● Exercise details: Copy the lines below as they are; omit the images they contain.
* * * *
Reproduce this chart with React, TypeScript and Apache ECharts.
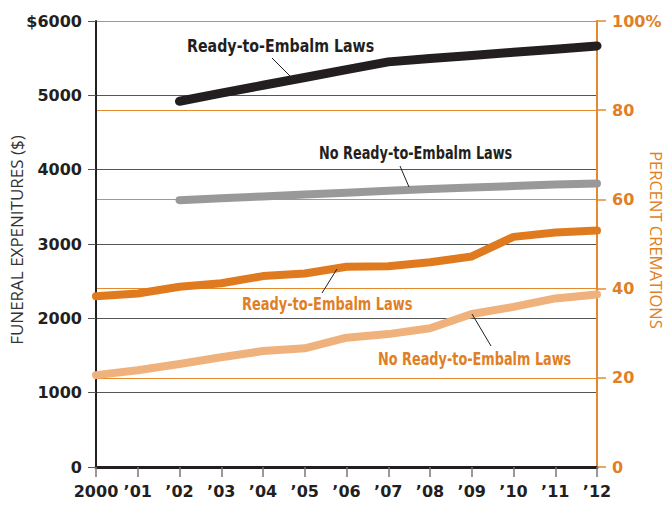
import React, { useEffect, useRef } from "react";
import * as echarts from "echarts";

const years = ["2000", "’01", "’02", "’03", "’04", "’05", "’06", "’07", "’08", "’09", "’10", "’11", "’12"];
// Funeral expenditures ($), left axis
const costEmbalm = [null, null, 4920, 5030, 5135, 5240, 5345, 5450, 5495, 5535, 5580, 5620, 5665];
const costNoEmbalm = [null, null, 3590, 3615, 3640, 3665, 3690, 3715, 3740, 3760, 3780, 3800, 3815];
// Percent cremations, right axis
const cremEmbalm = [38.3, 38.9, 40.4, 41.2, 42.8, 43.4, 44.9, 45.0, 45.9, 47.2, 51.6, 52.6, 53.0];
const cremNoEmbalm = [20.6, 21.7, 23.1, 24.6, 26.0, 26.6, 29.0, 29.8, 31.1, 34.3, 35.9, 37.8, 38.7];

const BLACK = "#231f20";
const GRAY = "#999999";
const ORANGE = "#e07a1f";
const LIGHT = "#f0b27c";
const AXIS_OR = "#e5892f";
const TEXT_OR = "#e07f25";
const NUM_FONT = "DejaVu Sans";

export default function App() {
  const ref = useRef<HTMLDivElement>(null);
  useEffect(() => {
    if (!ref.current) return;
    const chart = echarts.init(ref.current, null, { renderer: "svg" });
    const lineSeries = (name: string, data: any[], color: string, width: number, yAxisIndex: number) => ({
      name,
      type: "line",
      data,
      yAxisIndex,
      showSymbol: false,
      symbol: "none",
      lineStyle: { color, width, cap: "round", join: "round" },
      z: 5,
    });
    const label = (text: string, x: number, y: number, fill: string, sx: number) => ({
      type: "text",
      x,
      y,
      scaleX: sx,
      z: 10,
      style: {
        text,
        fill,
        fontFamily: "DejaVu Sans",
        fontWeight: "bold",
        fontSize: 18,
        textAlign: "left",
        textVerticalAlign: "middle",
      },
    });
    chart.setOption({
      animation: false,
      backgroundColor: "#ffffff",
      grid: { left: 96, right: 70, top: 21, bottom: 38 },
      xAxis: {
        type: "category",
        data: years,
        boundaryGap: false,
        axisLine: { lineStyle: { color: BLACK, width: 3 } },
        axisTick: { show: true, length: 10, interval: 0, lineStyle: { color: "#777", width: 1.5 } },
        axisLabel: {
          interval: 0,
          hideOverlap: false,
          margin: 16,
          color: BLACK,
          fontFamily: NUM_FONT,
          fontWeight: "bold",
          fontSize: 16,
        },
        splitLine: { show: false },
      },
      yAxis: [
        {
          type: "value",
          min: 0,
          max: 6000,
          interval: 1000,
          position: "left",
          axisLine: { show: true, lineStyle: { color: BLACK, width: 2 } },
          axisTick: { show: true, length: 8, lineStyle: { color: "#555", width: 1 } },
          splitLine: { show: true, lineStyle: { color: "#555", width: 1 } },
          axisLabel: {
            margin: 14,
            color: BLACK,
            fontFamily: NUM_FONT,
            fontWeight: "bold",
            fontSize: 16,
            formatter: (v: number) => (v === 6000 ? "$6000" : String(v)),
          },
        },
        {
          type: "value",
          min: 0,
          max: 100,
          interval: 20,
          position: "right",
          axisLine: { show: true, lineStyle: { color: AXIS_OR, width: 2 } },
          axisTick: { show: true, length: 9, lineStyle: { color: AXIS_OR, width: 1.5 } },
          splitLine: { show: true, lineStyle: { color: AXIS_OR, width: 1 } },
          axisLabel: {
            margin: 15,
            color: TEXT_OR,
            fontFamily: NUM_FONT,
            fontWeight: "bold",
            fontSize: 16,
            formatter: (v: number) => (v === 100 ? "100%" : String(v)),
          },
        },
      ],
      series: [
        lineSeries("Ready-to-Embalm Laws ($)", costEmbalm, BLACK, 9, 0),
        lineSeries("No Ready-to-Embalm Laws ($)", costNoEmbalm, GRAY, 8, 0),
        lineSeries("Ready-to-Embalm Laws (%)", cremEmbalm, ORANGE, 8, 1),
        lineSeries("No Ready-to-Embalm Laws (%)", cremNoEmbalm, LIGHT, 8, 1),
      ],
      graphic: [
        {
          type: "text",
          x: 16,
          y: 240,
          rotation: Math.PI / 2,
          style: {
            text: "FUNERAL EXPENITURES ($)",
            fill: "#333",
            fontFamily: "Open Sans",
            fontSize: 17,
            textAlign: "center",
            textVerticalAlign: "middle",
          },
        },
        {
          type: "text",
          x: 656,
          y: 240,
          rotation: -Math.PI / 2,
          style: {
            text: "PERCENT CREMATIONS",
            fill: TEXT_OR,
            fontFamily: "Open Sans",
            fontSize: 16.5,
            textAlign: "center",
            textVerticalAlign: "middle",
          },
        },
        label("Ready-to-Embalm Laws", 187, 46, BLACK, 0.79),
        label("No Ready-to-Embalm Laws", 319, 153, BLACK, 0.715),
        label("Ready-to-Embalm Laws", 242, 304, TEXT_OR, 0.72),
        label("No Ready-to-Embalm Laws", 378, 359, TEXT_OR, 0.715),
        { type: "line", z: 10, shape: { x1: 272, y1: 58, x2: 291, y2: 77 }, style: { stroke: BLACK, lineWidth: 1 } },
        { type: "line", z: 10, shape: { x1: 400, y1: 166, x2: 409, y2: 187 }, style: { stroke: BLACK, lineWidth: 1 } },
        { type: "line", z: 10, shape: { x1: 337, y1: 269, x2: 322, y2: 293 }, style: { stroke: BLACK, lineWidth: 1 } },
        { type: "line", z: 10, shape: { x1: 472, y1: 314, x2: 491, y2: 346 }, style: { stroke: BLACK, lineWidth: 1 } },
      ],
    });
    return () => chart.dispose();
  }, []);
  return <div ref={ref} style={{ position: "fixed", left: 0, top: 0, width: 667, height: 505 }} />;
}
* * * *
● Worked solution:
Reproduce this chart with React, TypeScript and Apache ECharts.
import React, { useEffect, useRef } from "react";
import * as echarts from "echarts";

const years = ["2000", "’01", "’02", "’03", "’04", "’05", "’06", "’07", "’08", "’09", "’10", "’11", "’12"];
// Funeral expenditures ($), left axis
const costEmbalm = [null, null, 4920, 5030, 5135, 5240, 5345, 5450, 5495, 5535, 5580, 5620, 5665];
const costNoEmbalm = [null, null, 3590, 3615, 3640, 3665, 3690, 3715, 3740, 3760, 3780, 3800, 3815];
// Percent cremations, right axis
const cremEmbalm = [38.3, 38.9, 40.4, 41.2, 42.8, 43.4, 44.9, 45.0, 45.9, 47.2, 51.6, 52.6, 53.0];
const cremNoEmbalm = [20.6, 21.7, 23.1, 24.6, 26.0, 26.6, 29.0, 29.8, 31.1, 34.3, 35.9, 37.8, 38.7];

const BLACK = "#231f20";
const GRAY = "#999999";
const ORANGE = "#e07a1f";
const LIGHT = "#f0b27c";
const AXIS_OR = "#e5892f";
const TEXT_OR = "#e07f25";
const NUM_FONT = "DejaVu Sans";

export default function App() {
  const ref = useRef<HTMLDivElement>(null);
  useEffect(() => {
    if (!ref.current) return;
    const chart = echarts.init(ref.current, null, { renderer: "svg" });
    const lineSeries = (name: string, data: any[], color: string, width: number, yAxisIndex: number) => ({
      name,
      type: "line",
      data,
      yAxisIndex,
      showSymbol: false,
      symbol: "none",
      lineStyle: { color, width, cap: "round", join: "round" },
      z: 5,
    });
    const label = (text: string, x: number, y: number, fill: string, sx: number) => ({
      type: "text",
      x,
      y,
      scaleX: sx,
      z: 10,
      style: {
        text,
        fill,
        fontFamily: "DejaVu Sans",
        fontWeight: "bold",
        fontSize: 18,
        textAlign: "left",
        textVerticalAlign: "middle",
      },
    });
    chart.setOption({
      animation: false,
      backgroundColor: "#ffffff",
      grid: { left: 96, right: 70, top: 21, bottom: 38 },
      xAxis: {
        type: "category",
        data: years,
        boundaryGap: false,
        axisLine: { lineStyle: { color: BLACK, width: 3 } },
        axisTick: { show: true, length: 10, interval: 0, lineStyle: { color: "#777", width: 1.5 } },
        axisLabel: {
          interval: 0,
          hideOverlap: false,
          margin: 16,
          color: BLACK,
          fontFamily: NUM_FONT,
          fontWeight: "bold",
          fontSize: 16,
        },
        splitLine: { show: false },
      },
      yAxis: [
        {
          type: "value",
          min: 0,
          max: 6000,
          interval: 1000,
          position: "left",
          axisLine: { show: true, lineStyle: { color: BLACK, width: 2 } },
          axisTick: { show: true, length: 8, lineStyle: { color: "#555", width: 1 } },
          splitLine: { show: true, lineStyle: { color: "#555", width: 1 } },
          axisLabel: {
            margin: 14,
            color: BLACK,
            fontFamily: NUM_FONT,
            fontWeight: "bold",
            fontSize: 16,
            formatter: (v: number) => (v === 6000 ? "$6000" : String(v)),
          },
        },
        {
          type: "value",
          min: 0,
          max: 100,
          interval: 20,
          position: "right",
          axisLine: { show: true, lineStyle: { color: AXIS_OR, width: 2 } },
          axisTick: { show: true, length: 9, lineStyle: { color: AXIS_OR, width: 1.5 } },
          splitLine: { show: true, lineStyle: { color: AXIS_OR, width: 1 } },
          axisLabel: {
            margin: 15,
            color: TEXT_OR,
            fontFamily: NUM_FONT,
            fontWeight: "bold",
            fontSize: 16,
            formatter: (v: number) => (v === 100 ? "100%" : String(v)),
          },
        },
      ],
      series: [
        lineSeries("Ready-to-Embalm Laws ($)", costEmbalm, BLACK, 9, 0),
        lineSeries("No Ready-to-Embalm Laws ($)", costNoEmbalm, GRAY, 8, 0),
        lineSeries("Ready-to-Embalm Laws (%)", cremEmbalm, ORANGE, 8, 1),
        lineSeries("No Ready-to-Embalm Laws (%)", cremNoEmbalm, LIGHT, 8, 1),
      ],
      graphic: [
        {
          type: "text",
          x: 16,
          y: 240,
          rotation: Math.PI / 2,
          style: {
            text: "FUNERAL EXPENITURES ($)",
            fill: "#333",
            fontFamily: "Open Sans",
            fontSize: 17,
            textAlign: "center",
            textVerticalAlign: "middle",
          },
        },
        {
          type: "text",
          x: 656,
          y: 240,
          rotation: -Math.PI / 2,
          style: {
            text: "PERCENT CREMATIONS",
            fill: TEXT_OR,
            fontFamily: "Open Sans",
            fontSize: 16.5,
            textAlign: "center",
            textVerticalAlign: "middle",
          },
        },
        label("Ready-to-Embalm Laws", 187, 46, BLACK, 0.79),
        label("No Ready-to-Embalm Laws", 319, 153, BLACK, 0.715),
        label("Ready-to-Embalm Laws", 242, 304, TEXT_OR, 0.72),
        label("No Ready-to-Embalm Laws", 378, 359, TEXT_OR, 0.715),
        { type: "line", z: 10, shape: { x1: 272, y1: 58, x2: 291, y2: 77 }, style: { stroke: BLACK, lineWidth: 1 } },
        { type: "line", z: 10, shape: { x1: 400, y1: 166, x2: 409, y2: 187 }, style: { stroke: BLACK, lineWidth: 1 } },
        { type: "line", z: 10, shape: { x1: 337, y1: 269, x2: 322, y2: 293 }, style: { stroke: BLACK, lineWidth: 1 } },
        { type: "line", z: 10, shape: { x1: 472, y1: 314, x2: 491, y2: 346 }, style: { stroke: BLACK, lineWidth: 1 } },
      ],
    });
    return () => chart.dispose();
  }, []);
  return <div ref={ref} style={{ position: "fixed", left: 0, top: 0, width: 667, height: 505 }} />;
}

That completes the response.